Data profiling details - 7.3

Talend Data Catalog User Guide

Version
7.3
Language
English
Product
Talend Big Data Platform
Talend Data Fabric
Talend Data Management Platform
Talend Data Services Platform
Talend MDM Platform
Talend Real-Time Big Data Platform
Module
Talend Data Catalog
Content
Data Governance
Last publication date
2023-08-09
Talend Data Catalog can store and display the following data profile information for table/view and column objects:
Type Description
Inferred Datatypes [type, rows] List of data type matches and their frequency as a percentage, classified from the highest value to the lowest one.

The column data type is detected by the profiler. When a column has data of different data types, the profiler chooses the most used one. You can overwrite the value manually. The value could contradict the data type declared by the database. For example, when VARCHAR database column contains only date values, the profiler sets the DATE data type.

The supported types are Text, Date, Time, DateTime, Geographical, No Percentiles, Means, Median, Variance, Std. Deviation and Number.
Frequency [value, rows] Distribution of values and their frequency as a percentage.
Patterns [pattern, rows] List of different patterns of data presentation discovered in the source and their frequency as a percentage.
Inferred Semantic Types List of inferred semantic types.
Data Profiling Statistics
  • Profiling Date: Date of data profiling execution.
  • Count: Number of rows actually profiled, which is either the total number in the source or the limit set when defining the harvesting options.
  • Distinct: non-distinct=total-distinct-empty.
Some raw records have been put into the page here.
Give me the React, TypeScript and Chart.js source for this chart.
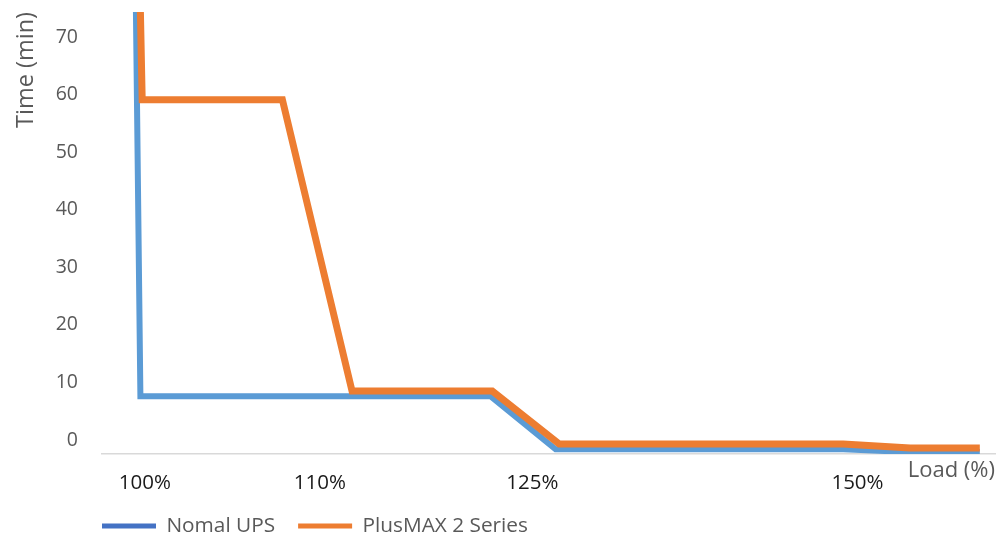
import { useEffect, useRef } from 'react';
import { Chart, registerables } from 'chart.js';

Chart.register(...registerables);

// ---- data (x positions on an abstract 0–100 track, y in minutes) ----
const SERIES_NAMES = ['Nomal UPS', 'PlusMAX 2 Series'];
const NORMAL_X = [3.8, 4.3, 43.5, 50.8, 83.0, 90.5, 98.3];
const NORMAL_Y = [74.4, 7.6, 7.6, -1.6, -1.6, -2.1, -2.1];
const PLUS_X = [4.3, 4.5, 20.2, 28.0, 43.7, 51.2, 83.0, 90.5, 98.3];
const PLUS_Y = [74.4, 59.1, 59.1, 8.5, 8.5, -0.7, -0.7, -1.4, -1.4];
const X_TICK_POS = [4.8, 24.4, 48.2, 84.6];
const X_TICK_LABELS = ['100%', '110%', '125%', '150%'];
const Y_TICKS = [0, 10, 20, 30, 40, 50, 60, 70];
const X_TITLE = 'Load (%)';
const Y_TITLE = 'Time (min)';

const FONT = "'Open Sans', sans-serif";

export default function App() {
  const ref = useRef<HTMLCanvasElement | null>(null);

  useEffect(() => {
    document.body.style.margin = '0';
    const canvas = ref.current;
    if (!canvas) return;

    const legendPos = {
      id: 'legendPos',
      afterLayout(chart: any) {
        const lg = chart.legend;
        if (!lg) return;
        const pad = 24;
        lg.left = chart.chartArea.left + 1 - pad;
        lg.right = lg.left + chart.chartArea.width;
        lg.width = lg.right - lg.left;
        lg.top = chart.chartArea.bottom + 62.5 - pad;
        lg.height = 70;
        lg.bottom = lg.top + lg.height;
      },
    };

    const chart = new Chart(canvas, {
      type: 'line',
      data: {
        datasets: [
          {
            label: SERIES_NAMES[0],
            data: NORMAL_X.map((x, i) => ({ x, y: NORMAL_Y[i] })),
            borderColor: '#5B9BD5',
            backgroundColor: '#4472C4',
            borderWidth: 6,
            pointRadius: 0,
            tension: 0,
            borderJoinStyle: 'miter',
            order: 1,
          },
          {
            label: SERIES_NAMES[1],
            data: PLUS_X.map((x, i) => ({ x, y: PLUS_Y[i] })),
            borderColor: '#ED7D31',
            backgroundColor: '#ED7D31',
            borderWidth: 7,
            pointRadius: 0,
            tension: 0,
            borderJoinStyle: 'miter',
            order: 0,
          },
        ],
      },
      options: {
        animation: false,
        responsive: false,
        layout: { padding: { left: 0, right: 2, top: 12, bottom: 0 } },
        plugins: {
          tooltip: { enabled: false },
          legend: {
            display: true,
            position: 'bottom',
            align: 'start',
            fullSize: false,
            maxHeight: 1,
            labels: {
              boxWidth: 54,
              boxHeight: 5,
              padding: 23,
              color: '#595959',
              font: { family: FONT, size: 20.8 },
              sort: (a: any, b: any) => a.datasetIndex - b.datasetIndex,
              generateLabels: (c: any) =>
                (Chart.defaults.plugins.legend.labels as any)
                  .generateLabels(c)
                  .map((l: any) => ({ ...l, lineWidth: 0 })),
            },
          },
        },
        scales: {
          x: {
            type: 'linear',
            min: 0,
            max: 100,
            grid: { display: false },
            border: { display: true, color: '#D9D9D9', width: 1.5 },
            afterFit: (s: any) => {
              s.height = 83;
            },
            afterBuildTicks: (s: any) => {
              s.ticks = X_TICK_POS.map((v) => ({ value: v }));
            },
            ticks: {
              autoSkip: false,
              maxRotation: 0,
              padding: 9,
              color: '#1a1a1a',
              font: { family: FONT, size: 20.5 },
              callback: (_v: any, i: number) => X_TICK_LABELS[i],
            },
            title: {
              display: true,
              text: X_TITLE,
              align: 'end',
              color: '#595959',
              font: { family: FONT, size: 22 },
              padding: { top: 0, bottom: 53 },
            },
          },
          y: {
            type: 'linear',
            min: -2.43,
            max: 74.35,
            grid: {
              display: true,
              drawOnChartArea: false,
              drawTicks: true,
              tickLength: 24,
              color: 'rgba(0,0,0,0)',
            },
            border: { display: false },
            afterFit: (s: any) => {
              s.width = 102;
            },
            afterBuildTicks: (s: any) => {
              s.ticks = Y_TICKS.map((v) => ({ value: v }));
            },
            ticks: {
              padding: 0,
              color: '#595959',
              font: { family: FONT, size: 19.5 },
            },
            title: {
              display: true,
              text: Y_TITLE,
              align: 'end',
              color: '#595959',
              font: { family: FONT, size: 23.5 },
              padding: { top: 12, bottom: 0 },
            },
          },
        },
      } as any,
      plugins: [legendPos],
    });

    return () => chart.destroy();
  }, []);

  return (
    <div style={{ width: 997, height: 538 }}>
      <canvas ref={ref} width={997} height={538} style={{ display: 'block' }} />
    </div>
  );
}
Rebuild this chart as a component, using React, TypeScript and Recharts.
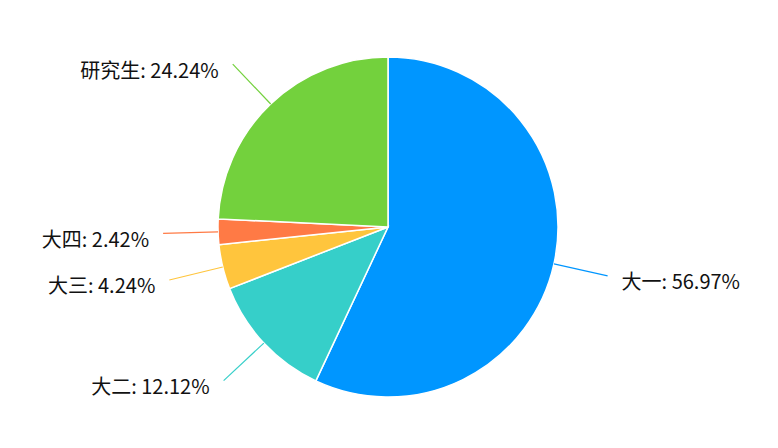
import { PieChart, Pie, Cell } from 'recharts'

document.body.style.margin = '0'

const categories = ['大一', '大二', '大三', '大四', '研究生']
const percents = [56.97, 12.12, 4.24, 2.42, 24.24]
const colors = ['#0096FF', '#36CFC9', '#FFC53D', '#FF7A45', '#73D13D']

const data = categories.map((name, i) => ({ name, value: percents[i] }))

const RAD = Math.PI / 180

function renderLabel(props: any) {
    const { cx, cy, midAngle, outerRadius, index } = props
    const r = outerRadius + 55
    const x = cx + r * Math.cos(-midAngle * RAD)
    const y = cy + r * Math.sin(-midAngle * RAD)
    const right = x > cx
    return (
        <text
            x={right ? x + 14 : x - 14}
            y={y + 5}
            textAnchor={right ? 'start' : 'end'}
            dominantBaseline="central"
            fill="#111"
            fontSize={20}
            fontFamily='"Noto Sans CJK SC", "Noto Sans", sans-serif'
        >
            {`${categories[index]}: ${percents[index].toFixed(2)}%`}
        </text>
    )
}

function renderLine(props: any) {
    const { cx, cy, midAngle, outerRadius, index } = props
    const x1 = cx + outerRadius * Math.cos(-midAngle * RAD)
    const y1 = cy + outerRadius * Math.sin(-midAngle * RAD)
    const x2 = cx + (outerRadius + 55) * Math.cos(-midAngle * RAD)
    const y2 = cy + (outerRadius + 55) * Math.sin(-midAngle * RAD)
    return <path d={`M${x1},${y1}L${x2},${y2}`} stroke={colors[index]} strokeWidth={1.2} fill="none" />
}

export default function App() {
    return (
        <div style={{ width: 778, height: 448, background: '#fff' }}>
            <PieChart width={778} height={448} margin={{ top: 0, right: 0, bottom: 0, left: 0 }}>
                <Pie
                    data={data}
                    dataKey="value"
                    nameKey="name"
                    cx={388}
                    cy={227}
                    outerRadius={170}
                    startAngle={90}
                    endAngle={-270}
                    stroke="#fff"
                    strokeWidth={1.5}
                    label={renderLabel}
                    labelLine={renderLine}
                    isAnimationActive={false}
                >
                    {data.map((d, i) => (
                        <Cell key={d.name} fill={colors[i]} />
                    ))}
                </Pie>
            </PieChart>
        </div>
    )
}
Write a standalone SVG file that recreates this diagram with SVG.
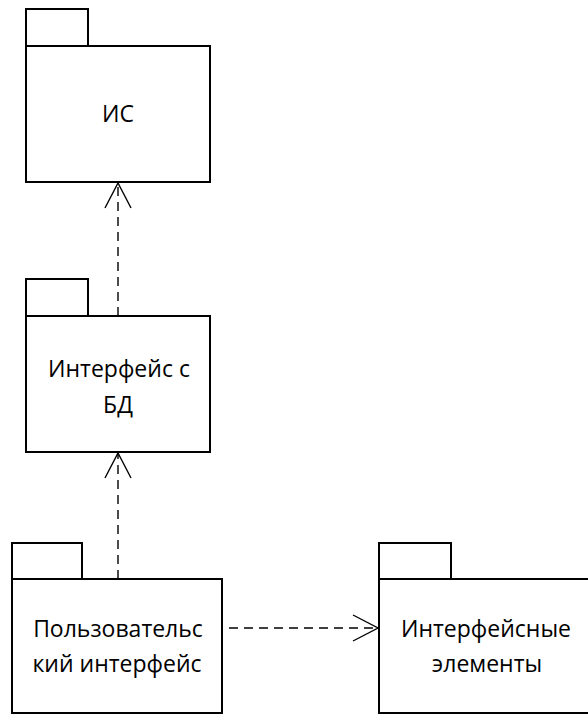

For example, when there is one million rows and the column has much less such as 10 distinct values, the data is considered to be distinct.
  • Duplicate: Duplicate rows in database or in files.
  • Valid: Valid rows in database or in files.
  • Empty: Null rows in database or empty rows in files.
  • Invalid: Invalid rows in database or in files.
  • Avg length: Average length of values.
  • Min length: Minimum length of values.
  • Max length: Maximum length of values.